Am I odd then that I *do* correct other people’s “unsupervised” children in public?
The typical way I do this is to merely ask them a question (or an appropriate variation thereof): “Would your mom be happy to see you acting like that in public?”
If teens and preteens are cursing in public (especially around my kids when they were younger): “Would you speak like that if your grandma was sitting here to hear it?”
Hasn’t gotten me into trouble….yet 😉 And the kids, most of the time, know that they are wrong, mumble an apology, and adjust their behavior.
I walked alone to kindergarten, five or six blocks including one busy street (which had no crossing guard). The next year, starting in first grade, it was close to a mile, a dozen blocks, across two busy streets, again with no crossing guard. This on the north side of Milwaukee, an urban environment, not suburban, with busy streets, taverns, etc. I had a group of friends two or three years older than I was and we would go exploring behind old factories, etc. I rode my bike all over the neighborhood, unaccompanied, at the age of 7. All this was apparently not considered unusual in the 1950s. Today parents would be arrested for letting their kids do this.
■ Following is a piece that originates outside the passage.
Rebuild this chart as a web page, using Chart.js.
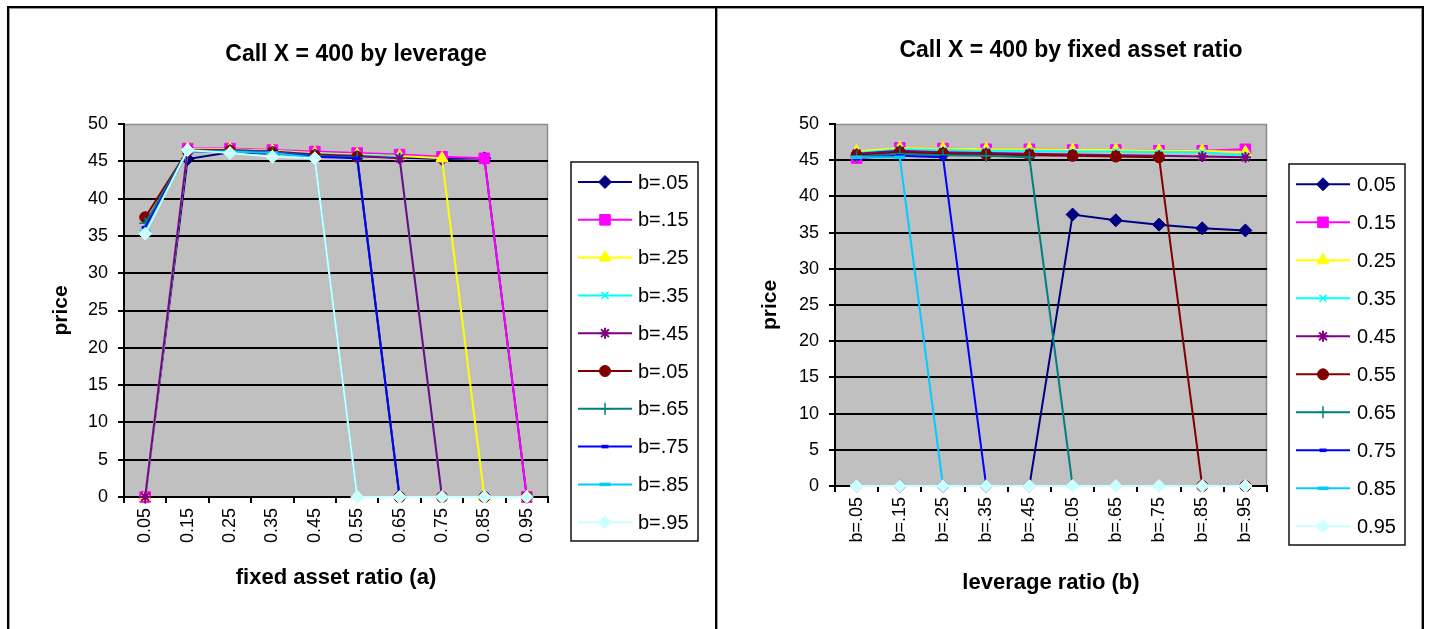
<!DOCTYPE html>
<html><head><meta charset="utf-8">
<script src="https://cdn.jsdelivr.net/npm/chart.js@4.4.1/dist/chart.umd.min.js"></script>
<style>
html,body{margin:0;padding:0;background:#fff;width:1430px;height:629px;overflow:hidden;}
.cv{position:absolute;}
.ln{position:absolute;background:#000;z-index:5;}
.gl{position:absolute;background:#9a9a9a;z-index:4;}
</style></head><body>
<canvas id="c1" class="cv" style="left:9px;top:8px;" width="694" height="621"></canvas>
<canvas id="c2" class="cv" style="left:718px;top:8px;" width="706" height="621"></canvas>
<div class="ln" style="left:7px;top:6px;width:1417px;height:2px"></div>
<div class="ln" style="left:7px;top:6px;width:2px;height:623px"></div>
<div class="ln" style="left:715px;top:6px;width:2px;height:623px"></div>
<div class="ln" style="left:1422px;top:6px;width:2px;height:623px"></div>
<div class="gl" style="left:9px;top:8px;width:706px;height:1px"></div>
<div class="gl" style="left:717px;top:8px;width:704px;height:1px"></div>
<div class="gl" style="left:9px;top:8px;width:1px;height:621px"></div>
<div class="gl" style="left:717px;top:8px;width:1px;height:621px"></div>
<div class="gl" style="left:1421px;top:8px;width:1px;height:621px"></div>
<script>
// ---- data ----
const fixedAssetRatios = ['0.05','0.15','0.25','0.35','0.45','0.55','0.65','0.75','0.85','0.95'];
const leverageLabels = ['b=.05','b=.15','b=.25','b=.35','b=.45','b=.05','b=.65','b=.75','b=.85','b=.95'];
// price rows: one per fixed asset ratio a, columns = leverage b (.05 ... .95)
const priceA05 = [0, 0, 0, 0, 0, 37.5, 36.7, 36.1, 35.6, 35.3];
const priceA15 = [45.3, 46.7, 46.6, 46.5, 46.5, 46.4, 46.4, 46.3, 46.3, 46.5];
const priceA25 = [46.2, 46.7, 46.6, 46.5, 46.5, 46.4, 46.4, 46.3, 46.3, 46.1];
const priceA35 = [46.0, 46.5, 46.4, 46.3, 46.3, 46.2, 46.2, 46.1, 46.1, 45.6];
const priceA45 = [45.9, 46.3, 46.1, 46.0, 45.9, 45.8, 45.7, 45.6, 45.5, 45.4];
const priceA55 = [45.7, 46.1, 45.9, 45.8, 45.7, 45.6, 45.5, 45.4, 0, 0];
const priceA65 = [45.5, 45.9, 45.7, 45.6, 45.4, 0, 0, 0, 0, 0];
const priceA75 = [45.3, 45.6, 45.4, 0, 0, 0, 0, 0, 0, 0];
const priceA85 = [45.4, 45.4, 0, 0, 0, 0, 0, 0, 0, 0];
const priceA95 = [0, 0, 0, 0, 0, 0, 0, 0, 0, 0];
const priceRows = [priceA05, priceA15, priceA25, priceA35, priceA45, priceA55, priceA65, priceA75, priceA85, priceA95];
const yTicks = [0,5,10,15,20,25,30,35,40,45,50];

// ---- styles ----
const FONT = '"Liberation Sans", Arial, sans-serif';
Chart.defaults.font.family = FONT;
const seriesColors = ['#000080','#FF00FF','#FFFF00','#00FFFF','#800080','#800000','#008080','#0000FF','#00CCFF','#CCFFFF'];
const seriesMarkers = ['rectRot','rect','triangle','crossRot','star','circle','cross','line','line','rectRot'];
const markerRadius = [6.5, 7.5, 7, 5, 5.5, 5.5, 6, 3.5, 5.5, 6.5];
const markerBorder = [1, 1, 1, 1.5, 2, 1, 1.5, 3.5, 3.5, 1];

function makeDataset(label, data, i) {
  return {
    label, data,
    borderColor: seriesColors[i], backgroundColor: seriesColors[i],
    pointBorderColor: seriesColors[i], pointBackgroundColor: seriesColors[i],
    borderWidth: 2, tension: 0,
    pointStyle: seriesMarkers[i], pointRadius: markerRadius[i], pointBorderWidth: markerBorder[i],
    order: -i, clip: false
  };
}

const plotBg = {
  id: 'plotBg',
  beforeDraw(chart) {
    const {ctx, chartArea: a} = chart;
    ctx.save();
    ctx.fillStyle = '#C0C0C0';
    ctx.fillRect(a.left, a.top, a.right - a.left, a.bottom - a.top);
    ctx.strokeStyle = '#8c8c8c'; ctx.lineWidth = 1.5;
    ctx.beginPath();
    ctx.moveTo(a.left, a.top + 0.5); ctx.lineTo(a.right - 0.5, a.top + 0.5); ctx.lineTo(a.right - 0.5, a.bottom);
    ctx.stroke();
    ctx.restore();
  }
};

const boxLegend = {
  id: 'boxLegend',
  afterDraw(chart, args, o) {
    const ctx = chart.ctx;
    ctx.save();
    ctx.strokeStyle = '#111'; ctx.lineWidth = 1.5;
    ctx.strokeRect(o.x, o.y, o.w, o.h);
    ctx.font = o.fontSize + 'px ' + FONT;
    ctx.textBaseline = 'middle'; ctx.textAlign = 'left';
    chart.data.datasets.forEach((ds, i) => {
      const y = o.first + i * o.step;
      ctx.strokeStyle = ds.borderColor; ctx.lineWidth = 2;
      ctx.beginPath(); ctx.moveTo(o.lx1, y); ctx.lineTo(o.lx2, y); ctx.stroke();
      ctx.strokeStyle = ds.pointBorderColor; ctx.fillStyle = ds.pointBackgroundColor;
      ctx.lineWidth = ds.pointBorderWidth;
      Chart.helpers.drawPoint(ctx, {pointStyle: ds.pointStyle, radius: ds.pointRadius, rotation: 0, borderWidth: ds.pointBorderWidth}, (o.lx1 + o.lx2) / 2, y);
      ctx.fillStyle = '#000';
      ctx.fillText(ds.label, o.tx, y + 1);
    });
    ctx.restore();
  }
};

function scalesCfg(o) {
  return {
    x: {
      type: 'category', offset: true,
      grid: {display: true, offset: true, drawOnChartArea: false, drawTicks: true, tickLength: 6, color: '#000', lineWidth: 2},
      border: {display: true, color: '#000', width: 2},
      ticks: {color: '#000', font: {size: 18}, maxRotation: 90, minRotation: 90, padding: 5, autoSkip: false},
      title: {display: true, text: o.xTitle, color: '#000', font: {size: 22, weight: 'bold'}, padding: {top: 0, bottom: o.xTitlePad}},
      afterFit: s => { s.height = o.xHeight; }
    },
    y: {
      min: 0, max: 50,
      afterBuildTicks: s => { s.ticks = yTicks.map(v => ({value: v})); },
      ticks: {color: '#000', font: {size: 18}, padding: 10},
      grid: {color: c => (c.tick && c.tick.value === 50) ? 'rgba(0,0,0,0)' : '#000', tickColor: '#000', lineWidth: 2, tickLength: 6, drawTicks: true},
      border: {display: true, color: '#000', width: 2},
      title: {display: true, text: 'price', color: '#000', font: {size: 21, weight: 'bold'}, padding: {top: 39.4, bottom: 0}},
      afterFit: s => { s.width = o.yWidth; }
    },
    yR: {
      position: 'right', display: true, min: 0, max: 50,
      grid: {display: false, drawTicks: false}, border: {display: false}, ticks: {display: false},
      afterFit: s => { s.width = o.rightWidth; }
    }
  };
}

// ---- left chart: series by leverage b, x = fixed asset ratio a ----
const leftDatasets = leverageLabels.map((lab, j) => makeDataset(lab, priceRows.map(r => r[j]), j));
new Chart(document.getElementById('c1'), {
  type: 'line',
  data: {labels: fixedAssetRatios, datasets: leftDatasets},
  options: {
    responsive: false, animation: false, events: [],
    layout: {padding: 0},
    scales: scalesCfg({xTitle: 'fixed asset ratio (a)', xTitlePad: 37.8, xHeight: 132, yWidth: 115, rightWidth: 155}),
    plugins: {
      legend: {display: false}, tooltip: {enabled: false},
      title: {display: true, text: 'Call X = 400 by leverage', color: '#000', font: {size: 23, weight: 'bold'}, padding: {top: 32.5, bottom: 55.9}},
      boxLegend: {x: 562, y: 154, w: 127, h: 379, first: 174, step: 37.8, lx1: 569, lx2: 623, tx: 629, fontSize: 20}
    }
  },
  plugins: [plotBg, boxLegend]
});

// ---- right chart: series by fixed asset ratio a, x = leverage b ----
const rightDatasets = fixedAssetRatios.map((lab, i) => makeDataset(lab, priceRows[i], i));
new Chart(document.getElementById('c2'), {
  type: 'line',
  data: {labels: leverageLabels, datasets: rightDatasets},
  options: {
    responsive: false, animation: false, events: [],
    layout: {padding: 0},
    scales: scalesCfg({xTitle: 'leverage ratio (b)', xTitlePad: 32.8, xHeight: 143, yWidth: 117, rightWidth: 157}),
    plugins: {
      legend: {display: false}, tooltip: {enabled: false},
      title: {display: true, text: 'Call X = 400 by fixed asset ratio', color: '#000', font: {size: 23, weight: 'bold'}, padding: {top: 29.2, bottom: 59.2}},
      boxLegend: {x: 571, y: 156, w: 116, h: 381, first: 176.3, step: 38, lx1: 578, lx2: 632, tx: 639, fontSize: 20}
    }
  },
  plugins: [plotBg, boxLegend]
});
</script>
</body></html>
In fact my parents expected me to go out by myself, meet friends, play with them in empty lots, etc. It was considered an imposition if I “hung around the house.” My mother assumed–even though I was an only child–that I would make friends on my own and leave her in peace. No organized sports were ever contemplated; the local kids organized their own softball games on an empty lot in the neighborhood, after digging out the bases. I never saw an adult involved in any local children’s activities. All of this changed when we moved to an outlying suburb when I was 10; then everything was mediated by automobiles and the direction of parents.
Really? Because my friend from Oregon told me that her children aren’t allowed in the yard without supervision before age TEN. We are in Germany now which is great for free range but I disagree with the school system and with homeschooling banned, we have to pretty much leave.